One of her most interesting adventures was meeting and marrying an Irish guy.
As in Northern Ireland.
Don't ask...it's complicated.
Some day I'm going to write a novel based on the romantic events that lead to their marriage.
I've even come up with a raft of possible titles for this story.
(A Clauddagh for Mardi Gras or A Cajun in Clover are two of my favorite titles right now...)
Anyway, Hope's husband Dominic is quite a guy. That's Dominic as in Doctor Dominic.
He has a Phd in Political Science and in addition to being a college prof, he also seems to manage to be invited on road trips around the globe where he is asked to contribute his brain power to studying some of the world's more ticklish peace problem.
His last trip was to the Middle East. Yeah, they have a bit of a political issue or two going on over in that neck of the woods from what I hear.
Authentic Cajun Cuisine.
Oh yeah baby! Let the good times roll!
Dominic greeted us with flutes of champagne spiked with a kiss of Grand Marnier. Just perfect to sip while Hope gave me a tour of her newly framed art collection. She and Dom travel extensively, and purchase original art or prints during each of their trips.
I loved her taste in art, especially her sentimental collection of Irish art work, and thought that Dom's taste in Egyptian art was fabulous. They also enjoy wine tasting, and have recently framed prints of a California's winery's labels that they got on their last trip to the California wine country.

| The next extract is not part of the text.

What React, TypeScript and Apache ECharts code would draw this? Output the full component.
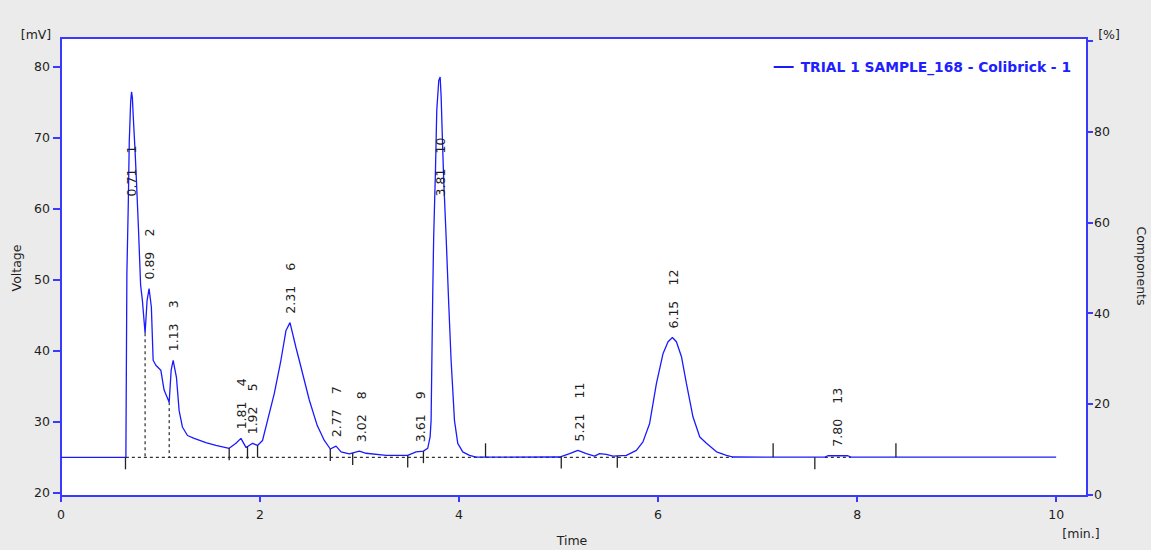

The bold modern colors of the labels felt like jazz for the eyes, and were in perfect auditory harmony with the soft jazz/blues that Hope had playing in the background.
Why have I never had this classic recipe served on puff pastry before?
It is a fabulous appetizer concept: Skip the bed of rice and use puff pastry instead.
If all political issues are ever resolved and peace breaks out everywhere, I am comforted to know that with this single dish, Dominic could easily start a new career as a chef.
You know what they say: You should always have something to fall back on...
It is an important detail: When they come visit us some day I will want them to create the meal again and teach me all their culinary secrets.
Salt Lake City needs this.
I need this.
How ever am I going to survive in Utah without Cajun food????
Everyone please bow their head right now!!! and pray with me:
Please let all political matters be permanently resolved and all world conflict end so Dominic can quit being a Phd of Political Science and become an Irish Cajun chef in Salt Lake City Utah instead.
Did you notice the way cool square dishes that Dom served his entries on?
And that he gave me the one with Art Library written in French on it?
Seriously...is this guy a catch or what?
No Cajun/Creole meal should ever end without the flaming dessert known as Bananas Foster being served over vanilla ice cream.
Dom is a pro with a kitchen torch. While Hope had a fit because the recipe called for brown sugar and at the last moment it was discovered that the pantry was bereft of that ingredient, Dom just stirred up a new version of the classic treat.
Tasted good to me...heck, EVERYTHING that was served tasted good to me.
Great food, great wines, and great conversation followed the meal.
I never did hear the end of Dominic's story of how an Irish lad came to be married to a Louisiana girl, but I do mean find out one day.
Hope plans to celebrate her 40th birthday in Ireland in two years.
I plan to be there.
If only to hear the rest of the story.
Thanks for the wonderful evening you two!
(And don't forget you promised to take the rest of our opened and therefore unshippable liquor bottles. We'll call and bring them over just before we leave. I know you'll be glad to help us out. After all, what else are friends for, right?)